I know about bidding websites where companies and freelancers place their bids to get work from domestic or international clients.

Suppose my client says to complete a set of features, like A, B, C, D and then later once all this has done, the client says to complete some other sub tasks of A, B etc, but for the same price.

Do I eat the cost for this?

Suppose the client at that time also tries to threaten the developer for a project dispute. How would I handle this situation? Should I only accept complete payment, or just settle for whatever I can get?

  • 1
    A lot more information would be needed that what you've provided. For example, when quoting, was it reasonable to assume the subsets of A and B would be needed? Should you have detailed the scope better?
    – Scott
    Sep 8, 2014 at 3:45

2 Answers 2


I've been freelancing for quite a few years and I'd say this is an expected problem. Not that I wish it to happen but I won't be surprised if it does. That's why it is very important to define the scope as clear as possible in the agreement.

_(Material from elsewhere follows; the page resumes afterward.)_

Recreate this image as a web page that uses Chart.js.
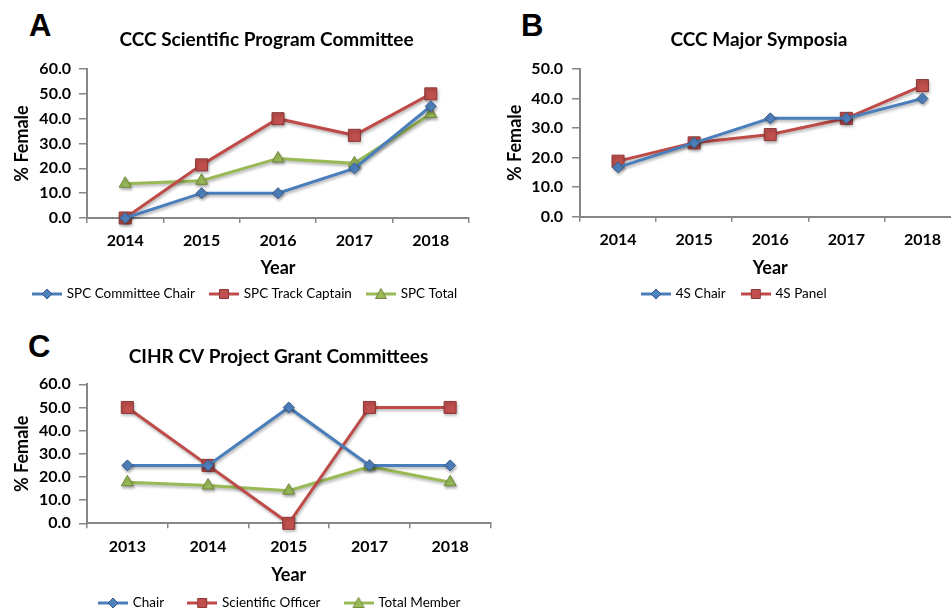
<!DOCTYPE html>
<html>
<head>
<meta charset="utf-8">
<script src="https://cdn.jsdelivr.net/npm/chart.js@4.4.1/dist/chart.umd.min.js"></script>
<style>
  body { margin: 0; width: 951px; height: 610px; overflow: hidden; position: relative; background: #fff; }
  canvas { position: absolute; }
  .letter { position: absolute; font: bold 31px "Liberation Sans", Arial, sans-serif; line-height: 31px; color: #000; }
</style>
</head>
<body>
<div class="letter" style="left:29px;top:10px">A</div>
<div class="letter" style="left:521px;top:10px">B</div>
<div class="letter" style="left:28px;top:331px">C</div>
<canvas id="chartA" width="480" height="330" style="left:0;top:0"></canvas>
<canvas id="chartB" width="490" height="330" style="left:480px;top:0"></canvas>
<canvas id="chartC" width="500" height="334" style="left:0;top:320px"></canvas>
<script>
// Panel A - CCC Scientific Program Committee
const yearsA = ['2014', '2015', '2016', '2017', '2018'];
const spcChair = [0, 10, 10, 20, 45];
const spcTrackCaptain = [0, 21.4, 40, 33.3, 50];
const spcTotal = [13.8, 15.0, 24.0, 22.0, 41.9];

// Panel B - CCC Major Symposia
const yearsB = ['2014', '2015', '2016', '2017', '2018'];
const symChair = [16.7, 25, 33.3, 33.3, 40];
const symPanel = [18.8, 25, 27.8, 33.3, 44.4];

// Panel C - CIHR CV Project Grant Committees
const yearsC = ['2013', '2014', '2015', '2017', '2018'];
const cihrChair = [25, 25, 50, 25, 25];
const cihrOfficer = [50, 25, 0, 50, 50];
const cihrTotal = [17.7, 16.3, 14.1, 24.5, 17.7];

Chart.defaults.font.family = 'Lato';
Chart.defaults.color = '#000';

const AXIS = '#868686';
const styles = {
    blue: { line: '#4A7EBB', fill: '#4F81BD', border: '#385D8A', shape: 'rectRot', r: 5.5 },
    red: { line: '#BE4B48', fill: '#C0504D', border: '#8C3836', shape: 'rect', r: 8.5 },
    green: { line: '#98B954', fill: '#9BBB59', border: '#71893F', shape: 'triangle', r: 7 }
};

// little line+marker picture used as the legend symbol (Excel style)
function legendIcon(s) {
    const c = document.createElement('canvas');
    c.width = 30; c.height = 14;
    const g = c.getContext('2d');
    g.strokeStyle = s.line; g.lineWidth = 3;
    g.beginPath(); g.moveTo(0, 7); g.lineTo(30, 7); g.stroke();
    g.fillStyle = s.fill; g.strokeStyle = s.border; g.lineWidth = 1;
    g.beginPath();
    if (s.shape === 'rectRot') { g.moveTo(15, 2); g.lineTo(20, 7); g.lineTo(15, 12); g.lineTo(10, 7); }
    else if (s.shape === 'rect') { g.rect(10.5, 2.5, 9, 9); }
    else { g.moveTo(15, 1.5); g.lineTo(20.5, 11.5); g.lineTo(9.5, 11.5); }
    g.closePath(); g.fill(); g.stroke();
    return c;
}

function series(label, data, s) {
    return {
        label, data,
        borderColor: s.line, borderWidth: 3,
        pointStyle: s.shape, pointRadius: s.r, pointHoverRadius: s.r,
        pointBackgroundColor: s.fill, pointBorderColor: s.border, pointBorderWidth: 1,
        tension: 0, clip: false,
        legendIcon: legendIcon(s)
    };
}

// move title / legend to where Excel put them
const placeBoxes = {
    id: 'placeBoxes',
    afterLayout(chart, args, opts) {
        const t = chart.titleBlock;
        if (t && opts.titleX !== undefined) {
            const dx = opts.titleX - (t.left + t.right) / 2;
            t.left += dx; t.right += dx;
        }
        const lg = chart.legend;
        if (lg && opts.legendX !== undefined) {
            const lab = lg.options.labels;
            const start = (lg.left + lab.padding + lg.right - lg.lineWidths[0]) / 2;
            const dx = opts.legendX + 2 - start;
            const dy = opts.legendY - (lg.top + lab.padding + lab.font.size / 2);
            lg.left += dx; lg.right += dx; lg.top += dy; lg.bottom += dy;
        }
    }
};

const shadow = {
    id: 'shadow',
    beforeDatasetsDraw(chart) {
        const c = chart.ctx;
        c.save();
        c.shadowColor = 'rgba(0,0,0,0.3)';
        c.shadowBlur = 3; c.shadowOffsetX = 1; c.shadowOffsetY = 2;
    },
    afterDatasetsDraw(chart) { chart.ctx.restore(); }
};

function makeChart(id, labels, datasets, p) {
    return new Chart(document.getElementById(id), {
        type: 'line',
        data: { labels, datasets },
        plugins: [placeBoxes, shadow],
        options: {
            responsive: false,
            animation: false,
            layout: { padding: { left: 0, right: p.padR, top: 0, bottom: p.padB } },
            scales: {
                x: {
                    offset: true,
                    grid: { display: true, offset: true, drawOnChartArea: false, drawTicks: true, tickLength: 5, color: AXIS, lineWidth: 1.5 },
                    border: { color: AXIS, width: 2 },
                    ticks: { font: { size: 16, weight: 'bold' }, padding: p.xPad, color: '#000' },
                    title: { display: true, text: 'Year', font: { size: 18, weight: 'bold' }, padding: 0 },
                    afterFit(s) { s.height = p.xH; }
                },
                y: {
                    min: 0, max: p.yMax,
                    grid: { display: true, drawOnChartArea: false, drawTicks: true, tickLength: 8, color: AXIS, lineWidth: 1.5 },
                    border: { color: AXIS, width: 2 },
                    ticks: { stepSize: 10, font: { size: 16, weight: 'bold' }, padding: p.yPad, color: '#000', callback: v => v.toFixed(1) },
                    title: { display: true, text: '% Female', font: { size: 18, weight: 'bold' }, padding: { top: p.yTitlePad, bottom: 0 } },
                    afterFit(s) { s.width = p.yW; }
                }
            },
            plugins: {
                title: {
                    display: true, text: p.title,
                    font: { size: 19, weight: 'bold' },
                    padding: { top: p.tTop, bottom: p.tBottom }
                },
                legend: {
                    position: 'bottom',
                    labels: {
                        usePointStyle: true, pointStyleWidth: 26, padding: p.legPad,
                        font: { size: 13.5 }, color: '#000',
                        generateLabels(chart) {
                            return Chart.defaults.plugins.legend.labels.generateLabels(chart)
                                .map((item, i) => ({ ...item, pointStyle: chart.data.datasets[i].legendIcon }));
                        }
                    }
                },
                tooltip: { enabled: false },
                placeBoxes: { titleX: p.titleX, legendX: p.legendX, legendY: p.legendY }
            }
        }
    });
}

makeChart('chartA', yearsA, [
    series('SPC Committee Chair', spcChair, styles.blue),
    series('SPC Track Captain', spcTrackCaptain, styles.red),
    series('SPC Total', spcTotal, styles.green)
], {
    title: 'CCC Scientific Program Committee', yMax: 60,
    padR: 11, padB: 11.7, yW: 87, yPad: 8, yTitlePad: 11.2, xH: 60.8, xPad: 8.4,
    tTop: 28.6, tBottom: 17.6, legPad: 16, titleX: 266.5, legendX: 32, legendY: 294
});

makeChart('chartB', yearsB, [
    series('4S Chair', symChair, styles.blue),
    series('4S Panel', symPanel, styles.red)
], {
    title: 'CCC Major Symposia', yMax: 50,
    padR: 9, padB: 11, yW: 100, yPad: 9, yTitlePad: 24.2, xH: 61.8, xPad: 8.7,
    tTop: 28.1, tBottom: 18.1, legPad: 17, titleX: 279, legendX: 161, legendY: 294
});

makeChart('chartC', yearsC, [
    series('Chair', cihrChair, styles.blue),
    series('Scientific Officer', cihrOfficer, styles.red),
    series('Total Member', cihrTotal, styles.green)
], {
    title: 'CIHR CV Project Grant Committees', yMax: 60,
    padR: 5.5, padB: 19.7, yW: 87, yPad: 8.3, yTitlePad: 11.2, xH: 62.5, xPad: 8.8,
    tTop: 25.3, tBottom: 16.2, legPad: 25, titleX: 278.5, legendX: 98, legendY: 283
});
</script>
</body>
</html>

But by the time this problem arises it's usually too late. So I ask myself: are subtasks A, B, and C expected from a reasonable person's view?

Without getting into how a reasonable man is constructed in court cases, think of this example: if I order a burger with soda, is it reasonable for the restaurant to charge me $1 for the paper cup, $0.5 for the wrappers of the burger? Are customers expected to bring their own cups? If the answer is yes (everybody in this town brings their own cup), then the charge is reasonable and you cannot argue with it.

A more realistic example: if a client asks for a login page, then it make sense that there should be some mechanism for users to signup. If the developer's answer is "you only asked for a login page, you have to manually write SQLs to signup users" then I'd say this is unacceptable. But if the client says "users should be verified by sending SMS to their phones", then I'd say "no, this is an extra feature and the cost is $x".


Do you have project specifications? If yes, then your bid is valid only for the things inside the specs. All that is not in the docs is considered an extra.

If you however don't project specs, then client can ask many subtasks which are close to your oral Scope of Work. You will have hard time getting more money for such tasks. you can only get money for features which are clearly different from the initial oral agreement. So, do ask clients to send you project specs to avoid such situation.